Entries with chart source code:
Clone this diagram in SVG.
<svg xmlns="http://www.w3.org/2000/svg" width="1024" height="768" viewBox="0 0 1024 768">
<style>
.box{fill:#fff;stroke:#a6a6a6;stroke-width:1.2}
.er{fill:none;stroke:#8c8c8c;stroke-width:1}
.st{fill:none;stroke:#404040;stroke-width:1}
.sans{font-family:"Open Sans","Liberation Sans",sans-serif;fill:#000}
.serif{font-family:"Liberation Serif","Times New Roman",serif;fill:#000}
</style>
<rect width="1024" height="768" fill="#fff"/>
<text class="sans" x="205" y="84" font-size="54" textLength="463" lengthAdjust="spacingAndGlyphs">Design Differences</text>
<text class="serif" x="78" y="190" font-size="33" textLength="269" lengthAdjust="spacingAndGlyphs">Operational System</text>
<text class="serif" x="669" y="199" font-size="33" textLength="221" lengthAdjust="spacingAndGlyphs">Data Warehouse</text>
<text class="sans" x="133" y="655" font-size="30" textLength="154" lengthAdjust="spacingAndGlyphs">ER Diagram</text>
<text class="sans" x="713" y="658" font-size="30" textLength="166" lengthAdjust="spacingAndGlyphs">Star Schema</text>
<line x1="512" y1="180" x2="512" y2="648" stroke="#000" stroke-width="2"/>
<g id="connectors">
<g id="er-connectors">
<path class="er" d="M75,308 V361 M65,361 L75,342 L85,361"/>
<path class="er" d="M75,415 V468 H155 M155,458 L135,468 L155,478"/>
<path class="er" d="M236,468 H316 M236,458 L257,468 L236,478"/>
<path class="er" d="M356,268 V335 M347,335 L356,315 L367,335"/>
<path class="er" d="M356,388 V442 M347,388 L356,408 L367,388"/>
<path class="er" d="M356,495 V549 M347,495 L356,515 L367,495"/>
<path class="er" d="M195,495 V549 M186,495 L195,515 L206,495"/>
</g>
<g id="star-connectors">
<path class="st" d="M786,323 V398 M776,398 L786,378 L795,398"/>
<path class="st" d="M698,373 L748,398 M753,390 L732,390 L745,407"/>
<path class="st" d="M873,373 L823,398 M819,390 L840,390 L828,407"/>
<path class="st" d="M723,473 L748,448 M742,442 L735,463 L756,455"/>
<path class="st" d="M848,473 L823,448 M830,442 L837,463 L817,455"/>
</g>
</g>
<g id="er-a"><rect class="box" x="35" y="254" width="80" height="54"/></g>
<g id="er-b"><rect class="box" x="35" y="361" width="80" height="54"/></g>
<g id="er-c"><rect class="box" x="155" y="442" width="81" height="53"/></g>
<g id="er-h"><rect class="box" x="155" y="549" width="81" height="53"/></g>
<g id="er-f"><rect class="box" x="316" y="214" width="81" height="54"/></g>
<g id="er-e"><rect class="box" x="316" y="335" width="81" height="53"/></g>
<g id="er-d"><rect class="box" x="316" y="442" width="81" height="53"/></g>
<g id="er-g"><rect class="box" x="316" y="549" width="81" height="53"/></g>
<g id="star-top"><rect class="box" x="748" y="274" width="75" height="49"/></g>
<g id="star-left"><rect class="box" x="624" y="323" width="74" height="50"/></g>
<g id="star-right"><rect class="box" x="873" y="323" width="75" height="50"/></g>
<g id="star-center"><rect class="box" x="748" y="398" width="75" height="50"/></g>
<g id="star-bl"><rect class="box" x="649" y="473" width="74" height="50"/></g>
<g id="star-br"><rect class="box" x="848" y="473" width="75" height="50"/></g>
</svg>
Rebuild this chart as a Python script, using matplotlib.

# Required work
Your task is to gather every line with the word "this" and copy it.

# Correct output
Clone this diagram in SVG.
Rebuild this chart as a Python script, using matplotlib.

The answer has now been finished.